Sir, in 2006, former ECOWAS President, Hon. James Victor Gbeho, after a fact-finding mission, determined the presidential elections in the Gambia would not be free and fair, and, therefore, rightly declined to send electoral monitors to an election whose results were predetermined by the regime. The Gambia’s Yahya Jammeh, is renowned for a combination of three strategies that have kept his regime alive and in in power for so long; the dangerous Rwandasque tribal divisions, use of financial bribery of regional and international government and institutions officials to buy indifference to Gambian’s egregious human right violations, and use of murders, incarceration and forced disappearances to instill fear among Gambians.
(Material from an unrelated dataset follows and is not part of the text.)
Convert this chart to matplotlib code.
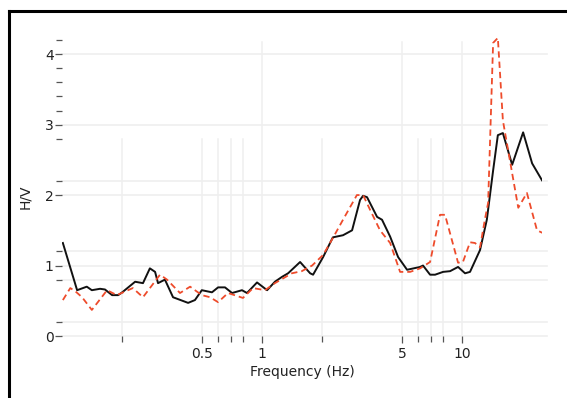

As we speak, Gambia’s Yahya Jammeh is salivating over an opportunity to waste more human lives to human sacrifice amidst the confusion prevailing in the country. In light of this, Gambians across the world commend the United Nations for promptly sending envoy Mohamed Chambas to the Gambia. Hopefully the UN envoy can prevent the summary executions of both the accused persons and falsely implicated Gambians rounded up across the country, as has happened before.. Sir, Gambians prefer and will always seek to prevent the unnecessary loss of life, but without international assistance to enable and facilitate the necessary change of government, the Gambia’s dissident movement, working in tandem with members of the military and security forces, reserve the right to use any means necessary to stop Gambia’s ongoing carnage and blood-letting being perpetrated by a callous military regime. To this effect, the Gambian people ask your indulgence in permitting and facilitating meetings with your Excellency, or your representatives in order to allow us an opportunity to further elaborate on the Gambia’s human rights crisis. Sir, we also seek your indulgence in authorizing the relevant United Nation bodies to interview former members of the regime who have horrendous stories of human sacrifice of newborns, the mentally sick, and many other heart-wrenching human rights abuse cases to share with the international community. A mailing response has been provided to facilitate communications. The Gambian people hope the United Nations will understand Gambians’ position between a rock and a hard place, and look forward to have an opportunity to open dialogue with your Excellency or your representatives in order to further elaborate on the Gambia’s sickening human rights situation. Thank you.


President, European Union

President, African Union

President, ECOWAS

US, Secretary of State

Foreign Minister, United Kingdom

Foreign Minister, Republic of Senegal

Signed: The Gambia’s Dissident Movement.